Assume for simplicity that the fixed points of $f$ are $0$ and $\infty$. Then it's not too hard to see (for example by the classification of Möbius transformations) that $f$ has to be $x \mapsto -x$. You know how to geometrically construct the image of an arbitrary point by that transformation.
In the general case, you can show that $f$ is the inversion with respect to the circle that contains the two points and whose center is on the real projective line.
Edit: I'm adding some details following OP's questions in the comments below.
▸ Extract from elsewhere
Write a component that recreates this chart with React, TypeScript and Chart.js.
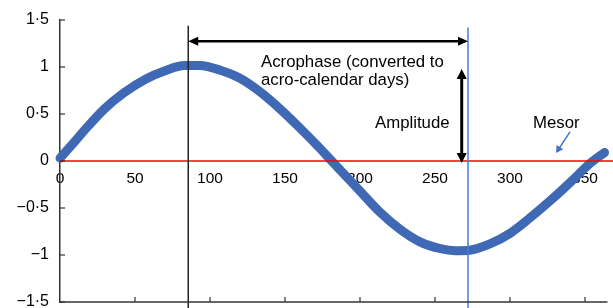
import { useEffect, useRef } from "react";
import { Chart, registerables } from "chart.js";
Chart.register(...registerables);

// Curve (day of year, relative value)
const curveDays = [0, 10, 17, 30, 43, 57, 70, 83, 93, 107, 120, 133, 147, 160, 173, 180, 187, 200, 213, 227, 240, 253, 264, 273, 287, 300, 313, 327, 340, 353, 363];
const curveValues = [0.03, 0.21, 0.34, 0.56, 0.73, 0.87, 0.96, 1.015, 1.015, 0.965, 0.88, 0.74, 0.55, 0.35, 0.14, 0.02, -0.1, -0.32, -0.54, -0.73, -0.86, -0.93, -0.955, -0.95, -0.88, -0.77, -0.61, -0.42, -0.23, -0.03, 0.09];

// Mesor line
const mesorDays = [0, 370];
const mesorValues = [0, 0];

// Reference vertical lines
const acrophaseDays = [85.5, 85.5];
const acrophaseValues = [1.44, -1.7];
const troughDays = [272, 272];
const troughValues = [1.42, -1.7];

// Annotation arrows [x1, y1, x2, y2]
const acrophaseArrow = [85.5, 1.274, 272, 1.274];
const amplitudeArrow = [267.8, 0.98, 267.8, -0.02];
const mesorArrow = [340, 0.31, 330.7, 0.085];

// Annotation texts
const labelTexts = ["Acrophase (converted to", "acro-calendar days)", "Amplitude", "Mesor"];
const labelDays = [134, 134, 210, 315.3];
const labelValues = [1.003, 0.81, 0.355, 0.355];

// Axis settings
const xMin = 0, xMax = 365, xStep = 50;
const yMin = -1.5, yMax = 1.5, yStep = 0.5;

const FONT = '"Liberation Sans", Arial, sans-serif';

function fmt(v: number): string {
  const s = String(Math.abs(v)).replace(".", "\u00B7");
  return v < 0 ? "\u2212" + s : s;
}

function drawArrow(ctx: CanvasRenderingContext2D, x1: number, y1: number, x2: number, y2: number,
  head: number, half: number, both: boolean, color: string, lw: number) {
  const ang = Math.atan2(y2 - y1, x2 - x1);
  const cos = Math.cos(ang), sin = Math.sin(ang);
  const sx = both ? x1 + cos * head * 0.8 : x1;
  const sy = both ? y1 + sin * head * 0.8 : y1;
  const ex = x2 - cos * head * 0.8, ey = y2 - sin * head * 0.8;
  ctx.strokeStyle = color;
  ctx.fillStyle = color;
  ctx.lineWidth = lw;
  ctx.beginPath();
  ctx.moveTo(sx, sy);
  ctx.lineTo(ex, ey);
  ctx.stroke();
  const tri = (tx: number, ty: number, dx: number, dy: number) => {
    const bx = tx - dx * head, by = ty - dy * head;
    ctx.beginPath();
    ctx.moveTo(tx, ty);
    ctx.lineTo(bx - dy * half, by + dx * half);
    ctx.lineTo(bx + dy * half, by - dx * half);
    ctx.closePath();
    ctx.fill();
  };
  tri(x2, y2, cos, sin);
  if (both) tri(x1, y1, -cos, -sin);
}

const annotPlugin = {
  id: "annot",
  afterDraw(chart: any) {
    const { ctx, chartArea } = chart;
    const x = chart.scales.x, y = chart.scales.y;
    ctx.save();
    // bottom axis line and inward tick marks
    ctx.strokeStyle = "#333";
    ctx.lineWidth = 1.5;
    ctx.beginPath();
    ctx.moveTo(chartArea.left - 0.75, chartArea.bottom);
    ctx.lineTo(chartArea.right, chartArea.bottom);
    ctx.stroke();
    ctx.lineWidth = 1.2;
    x.ticks.forEach((t: any) => {
      if (t.value === 0) return;
      const px = x.getPixelForValue(t.value);
      ctx.beginPath();
      ctx.moveTo(px, chartArea.bottom);
      ctx.lineTo(px, chartArea.bottom - 5);
      ctx.stroke();
    });
    y.ticks.forEach((t: any) => {
      const py = y.getPixelForValue(t.value);
      ctx.beginPath();
      ctx.moveTo(chartArea.left, py);
      ctx.lineTo(chartArea.left + 5, py);
      ctx.stroke();
    });
    // arrows
    const P = (a: number[]) => [x.getPixelForValue(a[0]), y.getPixelForValue(a[1]), x.getPixelForValue(a[2]), y.getPixelForValue(a[3])];
    const a1 = P(acrophaseArrow);
    drawArrow(ctx, a1[0], a1[1], a1[2], a1[3], 10, 4.5, true, "#000", 2.5);
    const a2 = P(amplitudeArrow);
    drawArrow(ctx, a2[0], a2[1], a2[2], a2[3], 10, 5, true, "#000", 3);
    const a3 = P(mesorArrow);
    drawArrow(ctx, a3[0], a3[1], a3[2], a3[3], 7, 4, false, "#4472C4", 1.5);
    // texts
    ctx.fillStyle = "#000";
    ctx.font = "16.8px " + FONT;
    ctx.textAlign = "left";
    ctx.textBaseline = "alphabetic";
    labelTexts.forEach((s, i) => {
      ctx.fillText(s, x.getPixelForValue(labelDays[i]), y.getPixelForValue(labelValues[i]));
    });
    ctx.restore();
  },
};

export default function App() {
  const ref = useRef<HTMLCanvasElement>(null);
  useEffect(() => {
    document.body.style.margin = "0";
    const pts = (xs: number[], ys: number[]) => xs.map((v, i) => ({ x: v, y: ys[i] }));
    const chart = new Chart(ref.current!, {
      type: "line",
      data: {
        datasets: [
          { data: pts(troughDays, troughValues), borderColor: "#4a7fd4", borderWidth: 1.5, pointRadius: 0, clip: false as any, tension: 0 },
          { data: pts(acrophaseDays, acrophaseValues), borderColor: "#222", borderWidth: 1.5, pointRadius: 0, clip: false as any, tension: 0 },
          { data: pts(mesorDays, mesorValues), borderColor: "#ff0000", borderWidth: 1.6, pointRadius: 0, clip: false as any, tension: 0 },
          { data: pts(curveDays, curveValues), borderColor: "#3f68b5", borderWidth: 9, pointRadius: 0, cubicInterpolationMode: "monotone", borderCapStyle: "round", borderJoinStyle: "round", clip: false as any },
        ],
      },
      options: {
        responsive: false,
        animation: false,
        events: [],
        layout: { padding: { left: 0, right: 5.5, top: 20, bottom: 6 } },
        plugins: { legend: { display: false }, tooltip: { enabled: false } },
        scales: {
          x: {
            type: "linear",
            min: xMin,
            max: xMax,
            position: { y: 0 } as any,
            z: 1,
            grid: { display: false, drawTicks: false },
            border: { display: false },
            ticks: { stepSize: xStep, includeBounds: false, padding: 8, maxRotation: 0, color: "#000", font: { family: FONT, size: 15.5 } },
            afterFit: (s: any) => { s.height = 0; s.paddingLeft = 0; s.paddingRight = 0; },
          },
          y: {
            type: "linear",
            min: yMin,
            max: yMax,
            position: "left",
            grid: { display: false, drawTicks: false },
            border: { display: true, color: "#333", width: 1.5 },
            ticks: { stepSize: yStep, padding: 11, color: "#000", font: { family: FONT, size: 16 }, callback: (v: any) => fmt(Number(v)) },
            afterFit: (s: any) => { s.width = 60; s.paddingTop = 0; s.paddingBottom = 0; },
          },
        },
      },
      plugins: [annotPlugin],
    });
    return () => chart.destroy();
  }, []);
  return (
    <div style={{ width: 613, height: 308 }}>
      <canvas ref={ref} width={613} height={308} style={{ display: "block" }} />
    </div>
  );
}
Here I'm using the usual coordinate $x$ on the real projective line (defined by $[x_1, x_2] \mapsto x = \frac{x_1}{x_2}$) so that $\mathbb{R}\mathbf{P}^1 \approx \mathbb{R} \cup \infty$ and a homography acts like $x \mapsto \frac{ax+b}{cx+d}$.
In particular we can see homographies of the real projective line as special examples of homographies of the complex projective line $\mathbb{C}\mathbf{P}^1 \approx \mathbb{C} \cup \infty$ (aka Möbius transformations), they are those with real coefficients, or equivalently those which preserve $\mathbb{R}\mathbf{P}^1 \subset \mathbb{C}\mathbf{P}^1$.
Circles (or should I say "circle-or-line"s) are well defined in $\mathbb{C}\mathbf{P}^1$ and there is a geometric transformation called inversion with respect to a circle (see link above). I am saying that in restriction to the real projective line, a "real" homography that fixes two points on the real projective line acts like the inversion with respect to the circle (in $\mathbb{C}\mathbf{P}^1$) whose center is on the real projective line and contains the two points.